Will Courts Defend Free Speech -- Or Forced Speech To Promote A Political Agenda?
by George Leef, Forbes, September 25, 2017
One of the great liberal (in the true sense of the word) decisions by the Supreme Court is West Virginia Board of Education v. Barnette, the 1943 case where the justices struck down a law that forced school children of the Jehovah’s Witness faith to salute the flag and recite the Pledge of Allegiance or face punishment for declining to do so.
The Court saw that compulsory speech was unconstitutional and un-American because, as Justice Jackson wrote, it “invades the sphere of intellect and spirit which it is the purpose of the First Amendment to reserve from all official control.” In telling the state that it could not mandate the rote utterance of certain words, the Court was upholding liberty – the cornerstone of the nation.
Today’s “liberals” have forgotten the wisdom of Barnette. They care little about liberty and instead desire to impose their ideas by force.

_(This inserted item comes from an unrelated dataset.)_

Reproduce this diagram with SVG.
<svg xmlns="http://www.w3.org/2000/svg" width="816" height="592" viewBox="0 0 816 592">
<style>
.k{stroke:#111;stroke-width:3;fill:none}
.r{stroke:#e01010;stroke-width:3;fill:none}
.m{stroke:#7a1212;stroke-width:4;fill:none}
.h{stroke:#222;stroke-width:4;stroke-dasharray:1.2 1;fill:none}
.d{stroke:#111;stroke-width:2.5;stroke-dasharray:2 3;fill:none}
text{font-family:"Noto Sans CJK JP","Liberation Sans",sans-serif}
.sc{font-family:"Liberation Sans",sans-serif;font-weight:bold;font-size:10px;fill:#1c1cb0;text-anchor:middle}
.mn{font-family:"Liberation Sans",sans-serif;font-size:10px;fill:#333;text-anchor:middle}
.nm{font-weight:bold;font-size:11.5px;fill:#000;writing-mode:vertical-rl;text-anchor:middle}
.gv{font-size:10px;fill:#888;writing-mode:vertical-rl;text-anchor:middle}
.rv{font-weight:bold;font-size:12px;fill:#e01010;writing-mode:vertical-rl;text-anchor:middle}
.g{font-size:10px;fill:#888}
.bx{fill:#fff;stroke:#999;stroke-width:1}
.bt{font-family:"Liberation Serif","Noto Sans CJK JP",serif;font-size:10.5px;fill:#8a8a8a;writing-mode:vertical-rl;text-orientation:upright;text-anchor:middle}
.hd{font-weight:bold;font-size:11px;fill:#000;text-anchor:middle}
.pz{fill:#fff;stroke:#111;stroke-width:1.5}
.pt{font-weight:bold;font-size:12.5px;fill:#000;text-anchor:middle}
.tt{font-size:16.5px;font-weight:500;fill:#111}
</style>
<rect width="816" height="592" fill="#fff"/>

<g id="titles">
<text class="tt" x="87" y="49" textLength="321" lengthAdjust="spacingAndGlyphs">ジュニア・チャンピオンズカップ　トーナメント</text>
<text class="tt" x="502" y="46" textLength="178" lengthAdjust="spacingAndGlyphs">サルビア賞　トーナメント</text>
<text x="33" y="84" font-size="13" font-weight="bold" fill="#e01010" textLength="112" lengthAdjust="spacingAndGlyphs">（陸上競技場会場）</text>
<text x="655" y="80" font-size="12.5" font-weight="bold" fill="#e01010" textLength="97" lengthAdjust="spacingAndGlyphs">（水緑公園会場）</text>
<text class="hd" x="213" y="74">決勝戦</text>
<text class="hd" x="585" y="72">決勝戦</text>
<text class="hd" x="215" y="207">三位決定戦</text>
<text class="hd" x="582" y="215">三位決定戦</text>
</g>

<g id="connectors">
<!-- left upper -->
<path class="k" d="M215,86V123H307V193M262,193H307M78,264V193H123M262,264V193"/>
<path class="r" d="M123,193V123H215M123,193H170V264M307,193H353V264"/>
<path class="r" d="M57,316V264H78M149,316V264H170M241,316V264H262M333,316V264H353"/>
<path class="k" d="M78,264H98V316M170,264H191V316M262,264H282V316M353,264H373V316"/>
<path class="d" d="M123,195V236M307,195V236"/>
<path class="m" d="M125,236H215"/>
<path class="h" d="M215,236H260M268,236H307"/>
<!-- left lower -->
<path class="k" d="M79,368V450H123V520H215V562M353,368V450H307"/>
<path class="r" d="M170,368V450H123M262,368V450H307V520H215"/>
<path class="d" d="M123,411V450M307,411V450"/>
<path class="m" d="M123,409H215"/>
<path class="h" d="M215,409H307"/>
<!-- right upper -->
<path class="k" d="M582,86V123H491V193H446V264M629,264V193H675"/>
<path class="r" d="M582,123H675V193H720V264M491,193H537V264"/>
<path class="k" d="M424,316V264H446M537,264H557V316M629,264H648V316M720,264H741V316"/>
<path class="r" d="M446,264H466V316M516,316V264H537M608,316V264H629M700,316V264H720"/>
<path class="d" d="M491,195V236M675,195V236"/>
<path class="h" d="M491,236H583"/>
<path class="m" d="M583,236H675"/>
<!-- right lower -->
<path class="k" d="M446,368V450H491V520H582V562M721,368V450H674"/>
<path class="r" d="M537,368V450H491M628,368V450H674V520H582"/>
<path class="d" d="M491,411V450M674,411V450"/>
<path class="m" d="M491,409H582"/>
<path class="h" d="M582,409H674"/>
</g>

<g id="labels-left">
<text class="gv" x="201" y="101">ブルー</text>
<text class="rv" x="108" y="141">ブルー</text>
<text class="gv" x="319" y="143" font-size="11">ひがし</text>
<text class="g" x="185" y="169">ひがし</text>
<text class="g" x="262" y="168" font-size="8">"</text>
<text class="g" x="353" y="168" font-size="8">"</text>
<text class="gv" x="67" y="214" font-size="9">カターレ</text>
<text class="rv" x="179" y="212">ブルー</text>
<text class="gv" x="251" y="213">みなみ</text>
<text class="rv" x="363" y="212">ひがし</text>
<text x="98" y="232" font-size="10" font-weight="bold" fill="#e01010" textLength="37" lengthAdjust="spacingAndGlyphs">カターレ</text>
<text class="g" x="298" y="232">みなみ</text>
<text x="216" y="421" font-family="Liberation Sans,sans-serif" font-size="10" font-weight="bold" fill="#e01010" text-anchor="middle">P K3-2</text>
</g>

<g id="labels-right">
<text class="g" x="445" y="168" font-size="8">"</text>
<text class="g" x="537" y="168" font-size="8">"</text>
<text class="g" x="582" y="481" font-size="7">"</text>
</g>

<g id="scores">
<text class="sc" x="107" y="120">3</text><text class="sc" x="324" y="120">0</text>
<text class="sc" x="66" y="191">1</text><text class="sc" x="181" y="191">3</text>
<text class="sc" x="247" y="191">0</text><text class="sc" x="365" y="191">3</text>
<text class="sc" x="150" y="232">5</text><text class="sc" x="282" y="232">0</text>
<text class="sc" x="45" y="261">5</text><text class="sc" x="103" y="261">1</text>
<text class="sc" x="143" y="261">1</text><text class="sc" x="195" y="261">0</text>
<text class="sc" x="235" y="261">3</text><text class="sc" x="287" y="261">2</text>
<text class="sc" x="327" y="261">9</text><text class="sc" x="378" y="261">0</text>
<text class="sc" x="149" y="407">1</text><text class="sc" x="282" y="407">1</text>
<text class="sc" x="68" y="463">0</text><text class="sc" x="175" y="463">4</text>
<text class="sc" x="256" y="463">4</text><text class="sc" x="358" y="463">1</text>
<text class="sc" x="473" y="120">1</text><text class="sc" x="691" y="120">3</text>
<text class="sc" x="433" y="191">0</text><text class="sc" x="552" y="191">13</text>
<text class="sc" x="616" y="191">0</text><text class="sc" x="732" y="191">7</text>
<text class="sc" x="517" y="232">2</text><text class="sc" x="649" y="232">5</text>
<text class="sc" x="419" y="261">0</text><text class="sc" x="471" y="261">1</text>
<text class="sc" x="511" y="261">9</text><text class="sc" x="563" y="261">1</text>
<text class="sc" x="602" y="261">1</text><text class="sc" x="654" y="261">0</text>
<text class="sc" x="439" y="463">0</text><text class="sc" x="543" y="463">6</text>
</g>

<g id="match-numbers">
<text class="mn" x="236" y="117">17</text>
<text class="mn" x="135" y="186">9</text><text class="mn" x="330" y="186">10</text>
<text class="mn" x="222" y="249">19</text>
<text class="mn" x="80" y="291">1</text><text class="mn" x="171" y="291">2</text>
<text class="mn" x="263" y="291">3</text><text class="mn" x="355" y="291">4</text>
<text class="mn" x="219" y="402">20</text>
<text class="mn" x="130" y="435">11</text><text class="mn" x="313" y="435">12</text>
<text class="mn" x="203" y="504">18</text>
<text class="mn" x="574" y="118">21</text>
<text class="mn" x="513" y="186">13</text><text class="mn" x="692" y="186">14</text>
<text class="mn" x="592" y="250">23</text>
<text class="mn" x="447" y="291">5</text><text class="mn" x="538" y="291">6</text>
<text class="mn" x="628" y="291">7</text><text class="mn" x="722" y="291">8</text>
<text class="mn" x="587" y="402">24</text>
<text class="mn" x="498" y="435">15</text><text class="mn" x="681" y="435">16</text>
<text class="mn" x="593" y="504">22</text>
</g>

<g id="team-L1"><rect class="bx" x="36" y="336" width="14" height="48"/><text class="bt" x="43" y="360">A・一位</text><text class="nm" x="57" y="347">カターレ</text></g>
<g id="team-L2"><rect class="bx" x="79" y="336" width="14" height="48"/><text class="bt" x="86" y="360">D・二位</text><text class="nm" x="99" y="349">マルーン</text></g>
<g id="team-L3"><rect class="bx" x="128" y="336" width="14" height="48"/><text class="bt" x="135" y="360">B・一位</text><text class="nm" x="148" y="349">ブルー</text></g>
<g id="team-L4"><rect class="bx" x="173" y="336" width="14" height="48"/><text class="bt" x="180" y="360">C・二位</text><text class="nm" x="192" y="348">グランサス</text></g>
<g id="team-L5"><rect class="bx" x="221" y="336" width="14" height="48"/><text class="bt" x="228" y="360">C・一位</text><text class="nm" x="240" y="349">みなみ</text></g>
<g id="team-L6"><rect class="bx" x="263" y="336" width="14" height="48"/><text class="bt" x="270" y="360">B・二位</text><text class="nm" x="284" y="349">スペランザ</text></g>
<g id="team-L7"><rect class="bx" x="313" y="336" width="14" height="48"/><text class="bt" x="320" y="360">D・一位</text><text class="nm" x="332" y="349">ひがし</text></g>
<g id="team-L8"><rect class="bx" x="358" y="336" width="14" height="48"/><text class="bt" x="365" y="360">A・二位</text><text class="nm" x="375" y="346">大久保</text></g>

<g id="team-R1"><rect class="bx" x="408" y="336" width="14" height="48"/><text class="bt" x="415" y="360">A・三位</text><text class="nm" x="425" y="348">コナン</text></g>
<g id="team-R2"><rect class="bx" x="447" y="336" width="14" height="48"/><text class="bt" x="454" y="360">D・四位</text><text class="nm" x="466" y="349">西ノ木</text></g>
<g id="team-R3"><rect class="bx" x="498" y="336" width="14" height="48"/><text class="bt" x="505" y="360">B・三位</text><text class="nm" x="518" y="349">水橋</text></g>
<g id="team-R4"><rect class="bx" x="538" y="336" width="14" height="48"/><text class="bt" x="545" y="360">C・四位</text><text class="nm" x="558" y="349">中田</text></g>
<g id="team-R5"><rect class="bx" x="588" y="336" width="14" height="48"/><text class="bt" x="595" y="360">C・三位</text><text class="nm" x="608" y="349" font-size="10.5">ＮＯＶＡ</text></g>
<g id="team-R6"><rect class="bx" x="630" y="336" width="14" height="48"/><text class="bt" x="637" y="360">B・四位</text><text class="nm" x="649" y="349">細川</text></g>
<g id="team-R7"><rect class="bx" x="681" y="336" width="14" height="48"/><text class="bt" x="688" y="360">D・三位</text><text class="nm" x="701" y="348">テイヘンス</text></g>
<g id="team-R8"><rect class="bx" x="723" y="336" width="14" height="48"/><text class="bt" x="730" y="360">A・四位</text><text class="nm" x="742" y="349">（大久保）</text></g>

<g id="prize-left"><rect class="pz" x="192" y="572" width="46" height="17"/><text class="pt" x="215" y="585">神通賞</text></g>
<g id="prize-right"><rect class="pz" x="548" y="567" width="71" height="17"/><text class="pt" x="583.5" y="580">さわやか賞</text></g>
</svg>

We see their authoritarianism popping up all around, and one place is mandatory speech. A number of states have enacted laws that require pregnancy clinics to post signs informing women who go there for help that the government has made family planning services, including abortion, available at low cost or even free. Even if the people who operate the clinic believe that abortion is morally wrong, they must post the sign or, like the Jehovah’s Witness children in Barnette, face punishment by the government.
Hawaii has enacted such a law and it is under challenge in federal district court. In Calvary Chapel Pearl Harbor v. Chin, the plaintiff argues that the law is unconstitutional. As attorney Ken Connelly of the Alliance Defending Freedom, which is assisting the plaintiffs, argues here, “No one should be forced to provide free advertising for the abortion industry, least of all pro-life centers that exist to help women choose life for their babies.”
He’s right. Those who favor abortion have abundant resources to inform women of that option and where to obtain one (even at taxpayer expense) without forcing people who do not favor it to spread their message. In fact, the pro-abortion side is so able to advertise its message that it’s difficult to believe that this law is anything other than a political victory dance.
But the Hawaii case may be rendered moot by a case the Supreme Court may hear this year, National Institute of Family and Life Advocates v. Becerra. The case arose out of a California law that, just like in Hawaii, compels pro-life clinics to advertise the availability of abortion. It comes to the Supreme Court from the Ninth Circuit, which upheld the law on the grounds that it is a reasonable regulation of “professional speech.”
Seriously? Since when does a mandate to post a prescribed sign have anything to do with speech regarding professional services?
As Cato Institute’s amicus brief supporting the petition in the case argues, it has nothing to do with any proper regulation of speech by a professional. Ilya Shapiro and Thomas Berry point out, “The quality of true ‘professional speech’ that justifies limited regulation – namely an asymmetry of expert knowledge – is entirely absent here.”
In other words, California’s statute actually has nothing to do with professional speech; it simply forces professionals to speak in ways they may regard as morally wrong or harmful. “When a message can be understood by any individual who reads a website, brochure, or advertisement,” Shapiro and Berry continue, “it is not unique to the doctor-patient relationship.”
Moreover, if the Ninth Circuit’s decision were to stand, it would set a horrible precedent for all sorts of speech mandates that politicians might decide upon to help advance their political agendas. The Ninth Circuit was content to allow the government to force medical providers to post messages deemed relevant “to the health of the state’s citizens,” but that is so broad that almost anything could be mandated. The government should not be allowed to, write Shapiro and Berry, “put a thumb on the scale for the state’s favored viewpoint.”
Again, right, but I would mention that “the state” in fact has no viewpoint. Rather, some people have managed to use the state’s coercive power to force people who disagree with their viewpoint to bow down to them. That is not what government is supposed to be for.
Cathy Rose of the Family Research Council hits the nail squarely on the head, saying here, “In the war of ideas, the government should never force one side to carry the flag of the other. It’s not fair. More than that it’s government forced speech and that’s not constitutional.”
Oh, but what about the state’s supposed interest in ensuring that women know about the availability of abortion? That is no more compelling than the argument in Barnette that the government needed to promote national unity. Whether it needed to do that or not, the means used – mandated speech – was inappropriate and unconstitutional. The same is true here.
The Supreme Court needs to rule strongly against the concept of mandated speech, which offends the First Amendment just as much as does the suppression of speech.
If it doesn’t, we will undoubtedly see more and more such mandates, and probably more intrusive ones. It is bad enough to be compelled to post a sign that conveys information you regard as immoral, but why stop at signs? Could California mandate the equivalent of a Miranda warning for pregnant women? The Ninth Circuit’s decision opens the door to such abominations.
I will watch these cases and write about their outcomes in the following months.